■ SUPPLIED INFORMATION
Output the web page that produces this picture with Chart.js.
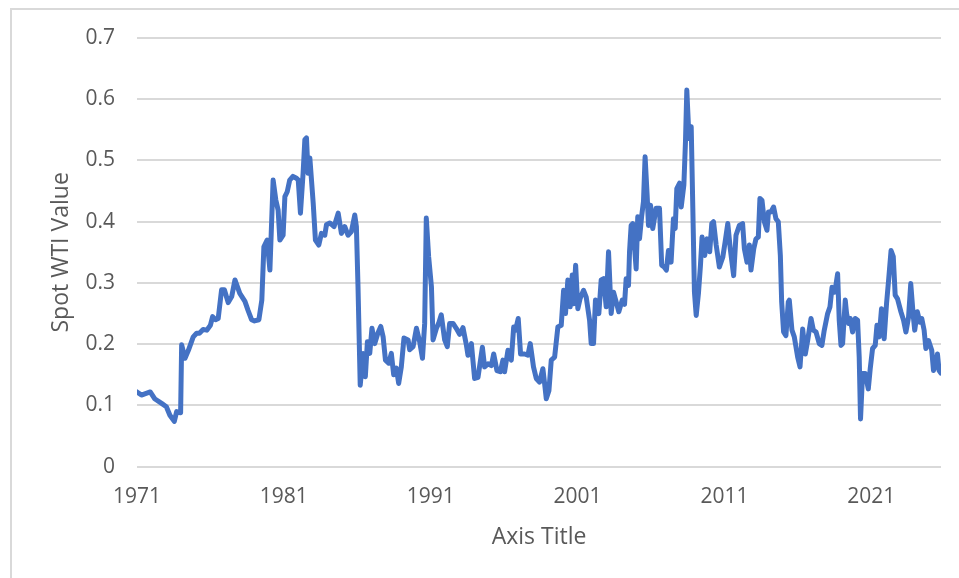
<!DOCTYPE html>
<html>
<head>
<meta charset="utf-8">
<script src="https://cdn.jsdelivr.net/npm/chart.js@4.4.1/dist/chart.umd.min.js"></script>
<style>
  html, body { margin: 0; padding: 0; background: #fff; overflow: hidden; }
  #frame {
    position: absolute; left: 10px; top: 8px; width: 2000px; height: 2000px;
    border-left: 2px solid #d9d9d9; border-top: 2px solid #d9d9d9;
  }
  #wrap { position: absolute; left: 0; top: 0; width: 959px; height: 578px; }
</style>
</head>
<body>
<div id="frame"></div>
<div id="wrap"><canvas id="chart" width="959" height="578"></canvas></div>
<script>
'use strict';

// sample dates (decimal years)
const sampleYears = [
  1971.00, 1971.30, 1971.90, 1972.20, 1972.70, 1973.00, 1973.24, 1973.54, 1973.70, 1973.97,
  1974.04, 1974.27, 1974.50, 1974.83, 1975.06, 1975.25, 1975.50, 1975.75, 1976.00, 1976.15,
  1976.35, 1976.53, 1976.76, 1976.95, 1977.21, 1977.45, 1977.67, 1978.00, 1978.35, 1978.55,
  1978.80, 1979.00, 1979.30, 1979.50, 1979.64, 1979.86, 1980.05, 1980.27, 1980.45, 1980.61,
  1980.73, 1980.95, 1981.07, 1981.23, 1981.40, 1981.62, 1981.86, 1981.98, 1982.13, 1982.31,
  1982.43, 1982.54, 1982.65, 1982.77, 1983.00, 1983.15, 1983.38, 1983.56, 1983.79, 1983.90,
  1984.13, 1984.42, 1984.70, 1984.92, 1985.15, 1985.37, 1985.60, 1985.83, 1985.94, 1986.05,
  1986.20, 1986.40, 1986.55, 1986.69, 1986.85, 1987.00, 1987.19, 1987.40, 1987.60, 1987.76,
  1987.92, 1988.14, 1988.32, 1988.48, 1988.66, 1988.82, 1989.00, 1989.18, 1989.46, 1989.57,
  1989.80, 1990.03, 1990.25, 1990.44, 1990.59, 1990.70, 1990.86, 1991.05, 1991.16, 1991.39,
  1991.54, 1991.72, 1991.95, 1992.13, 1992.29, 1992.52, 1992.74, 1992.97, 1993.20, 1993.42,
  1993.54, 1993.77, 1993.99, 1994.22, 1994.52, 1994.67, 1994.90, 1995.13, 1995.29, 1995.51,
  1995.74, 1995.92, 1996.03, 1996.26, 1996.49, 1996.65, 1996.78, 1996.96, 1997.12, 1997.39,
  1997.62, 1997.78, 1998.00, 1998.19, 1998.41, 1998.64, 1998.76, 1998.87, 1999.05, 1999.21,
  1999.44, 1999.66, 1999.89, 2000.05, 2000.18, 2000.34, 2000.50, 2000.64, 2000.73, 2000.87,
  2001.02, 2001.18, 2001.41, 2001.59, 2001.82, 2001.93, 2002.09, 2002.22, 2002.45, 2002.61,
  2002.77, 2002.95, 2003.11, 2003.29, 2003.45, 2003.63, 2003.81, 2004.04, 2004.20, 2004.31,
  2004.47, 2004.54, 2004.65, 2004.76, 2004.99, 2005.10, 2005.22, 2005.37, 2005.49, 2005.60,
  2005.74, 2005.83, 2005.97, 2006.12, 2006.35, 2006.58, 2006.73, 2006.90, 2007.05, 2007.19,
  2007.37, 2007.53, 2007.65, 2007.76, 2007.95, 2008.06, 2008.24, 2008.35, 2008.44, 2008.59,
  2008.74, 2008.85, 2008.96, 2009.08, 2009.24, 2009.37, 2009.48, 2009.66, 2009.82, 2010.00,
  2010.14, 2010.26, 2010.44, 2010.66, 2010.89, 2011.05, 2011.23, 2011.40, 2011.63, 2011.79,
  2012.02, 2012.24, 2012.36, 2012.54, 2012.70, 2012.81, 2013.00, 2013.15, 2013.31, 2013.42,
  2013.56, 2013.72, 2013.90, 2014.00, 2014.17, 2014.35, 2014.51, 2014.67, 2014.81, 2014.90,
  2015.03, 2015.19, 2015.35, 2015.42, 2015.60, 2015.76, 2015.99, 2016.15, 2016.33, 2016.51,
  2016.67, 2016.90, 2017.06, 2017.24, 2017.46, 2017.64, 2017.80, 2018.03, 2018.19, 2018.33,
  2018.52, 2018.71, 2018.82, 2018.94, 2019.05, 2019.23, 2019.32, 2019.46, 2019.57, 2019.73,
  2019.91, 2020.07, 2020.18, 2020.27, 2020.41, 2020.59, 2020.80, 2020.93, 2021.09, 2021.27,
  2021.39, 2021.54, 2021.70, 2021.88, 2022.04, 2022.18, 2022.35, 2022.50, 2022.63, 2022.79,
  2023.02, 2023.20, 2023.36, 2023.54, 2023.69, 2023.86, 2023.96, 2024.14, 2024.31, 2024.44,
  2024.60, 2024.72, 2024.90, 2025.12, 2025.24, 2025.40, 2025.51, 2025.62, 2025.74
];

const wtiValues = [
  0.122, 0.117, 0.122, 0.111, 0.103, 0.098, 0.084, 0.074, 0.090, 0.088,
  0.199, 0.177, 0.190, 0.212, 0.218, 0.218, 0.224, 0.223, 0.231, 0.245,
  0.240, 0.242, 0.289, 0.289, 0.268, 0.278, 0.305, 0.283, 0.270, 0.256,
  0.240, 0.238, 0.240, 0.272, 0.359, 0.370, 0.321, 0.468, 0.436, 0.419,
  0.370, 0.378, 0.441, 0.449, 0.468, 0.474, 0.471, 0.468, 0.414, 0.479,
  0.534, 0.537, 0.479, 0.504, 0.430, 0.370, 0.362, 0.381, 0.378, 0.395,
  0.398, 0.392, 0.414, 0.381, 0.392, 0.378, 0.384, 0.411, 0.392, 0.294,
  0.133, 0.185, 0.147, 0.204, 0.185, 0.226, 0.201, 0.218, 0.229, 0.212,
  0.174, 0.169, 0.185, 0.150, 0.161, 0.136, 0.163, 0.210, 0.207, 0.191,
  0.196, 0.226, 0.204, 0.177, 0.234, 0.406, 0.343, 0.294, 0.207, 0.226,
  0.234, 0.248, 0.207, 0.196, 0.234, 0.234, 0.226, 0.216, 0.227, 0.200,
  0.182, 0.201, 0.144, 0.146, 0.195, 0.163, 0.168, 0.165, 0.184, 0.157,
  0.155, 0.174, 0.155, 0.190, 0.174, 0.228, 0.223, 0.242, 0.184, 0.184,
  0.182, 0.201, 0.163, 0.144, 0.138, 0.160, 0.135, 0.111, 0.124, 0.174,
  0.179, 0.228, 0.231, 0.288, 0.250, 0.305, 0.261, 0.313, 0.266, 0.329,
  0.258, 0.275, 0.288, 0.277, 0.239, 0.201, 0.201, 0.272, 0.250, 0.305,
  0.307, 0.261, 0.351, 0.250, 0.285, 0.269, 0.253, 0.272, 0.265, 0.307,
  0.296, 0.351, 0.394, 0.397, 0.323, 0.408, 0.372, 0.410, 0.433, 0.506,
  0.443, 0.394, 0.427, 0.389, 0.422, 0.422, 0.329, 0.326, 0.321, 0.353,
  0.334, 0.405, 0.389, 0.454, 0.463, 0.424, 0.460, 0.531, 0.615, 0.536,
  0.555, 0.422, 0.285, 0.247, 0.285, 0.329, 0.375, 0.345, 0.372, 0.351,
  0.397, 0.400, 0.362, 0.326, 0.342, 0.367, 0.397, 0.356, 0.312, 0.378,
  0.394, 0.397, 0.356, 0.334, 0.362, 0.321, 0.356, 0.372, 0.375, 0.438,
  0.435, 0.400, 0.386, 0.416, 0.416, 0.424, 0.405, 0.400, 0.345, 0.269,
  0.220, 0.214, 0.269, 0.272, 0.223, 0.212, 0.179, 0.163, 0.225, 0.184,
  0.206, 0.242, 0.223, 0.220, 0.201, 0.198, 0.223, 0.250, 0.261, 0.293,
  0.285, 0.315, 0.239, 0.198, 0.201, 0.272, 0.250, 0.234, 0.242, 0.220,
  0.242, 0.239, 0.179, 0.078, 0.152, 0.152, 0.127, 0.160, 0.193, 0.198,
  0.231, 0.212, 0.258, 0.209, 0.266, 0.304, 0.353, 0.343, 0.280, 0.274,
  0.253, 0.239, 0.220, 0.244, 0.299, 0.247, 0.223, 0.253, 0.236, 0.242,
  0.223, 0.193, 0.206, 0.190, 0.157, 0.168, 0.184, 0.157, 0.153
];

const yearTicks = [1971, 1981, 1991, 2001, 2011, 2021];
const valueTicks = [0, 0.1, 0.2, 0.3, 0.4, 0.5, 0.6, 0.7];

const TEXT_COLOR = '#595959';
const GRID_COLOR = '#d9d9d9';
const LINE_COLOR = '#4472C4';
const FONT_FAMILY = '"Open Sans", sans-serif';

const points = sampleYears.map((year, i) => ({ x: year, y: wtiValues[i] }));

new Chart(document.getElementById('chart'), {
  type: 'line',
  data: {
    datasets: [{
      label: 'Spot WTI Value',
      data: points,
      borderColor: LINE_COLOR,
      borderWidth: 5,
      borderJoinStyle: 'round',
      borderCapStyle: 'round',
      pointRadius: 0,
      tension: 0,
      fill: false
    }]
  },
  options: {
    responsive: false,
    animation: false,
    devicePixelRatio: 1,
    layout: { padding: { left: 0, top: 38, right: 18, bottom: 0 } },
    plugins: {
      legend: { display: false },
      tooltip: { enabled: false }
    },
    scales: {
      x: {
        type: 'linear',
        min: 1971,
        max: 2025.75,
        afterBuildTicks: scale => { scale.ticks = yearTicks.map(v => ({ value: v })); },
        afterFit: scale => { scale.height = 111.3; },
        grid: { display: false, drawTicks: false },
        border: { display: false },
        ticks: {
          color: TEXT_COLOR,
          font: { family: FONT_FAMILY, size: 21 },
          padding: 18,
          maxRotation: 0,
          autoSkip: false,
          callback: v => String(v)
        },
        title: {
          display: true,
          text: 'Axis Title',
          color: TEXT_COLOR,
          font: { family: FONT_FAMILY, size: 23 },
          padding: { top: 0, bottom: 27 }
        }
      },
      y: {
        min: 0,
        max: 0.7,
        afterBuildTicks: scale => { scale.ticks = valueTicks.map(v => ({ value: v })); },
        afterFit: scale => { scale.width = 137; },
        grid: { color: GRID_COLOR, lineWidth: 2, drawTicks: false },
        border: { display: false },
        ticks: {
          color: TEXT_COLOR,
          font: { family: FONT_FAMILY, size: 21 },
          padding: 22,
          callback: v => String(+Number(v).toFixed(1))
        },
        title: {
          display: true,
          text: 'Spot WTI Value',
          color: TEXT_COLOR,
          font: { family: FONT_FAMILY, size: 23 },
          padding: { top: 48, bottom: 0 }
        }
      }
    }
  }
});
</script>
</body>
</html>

■ REQUIRED WORK
Gather every line from the listing above in which the word "picture" appears.

■ OUTPUT OF THE TASK
Output the web page that produces this picture with Chart.js.

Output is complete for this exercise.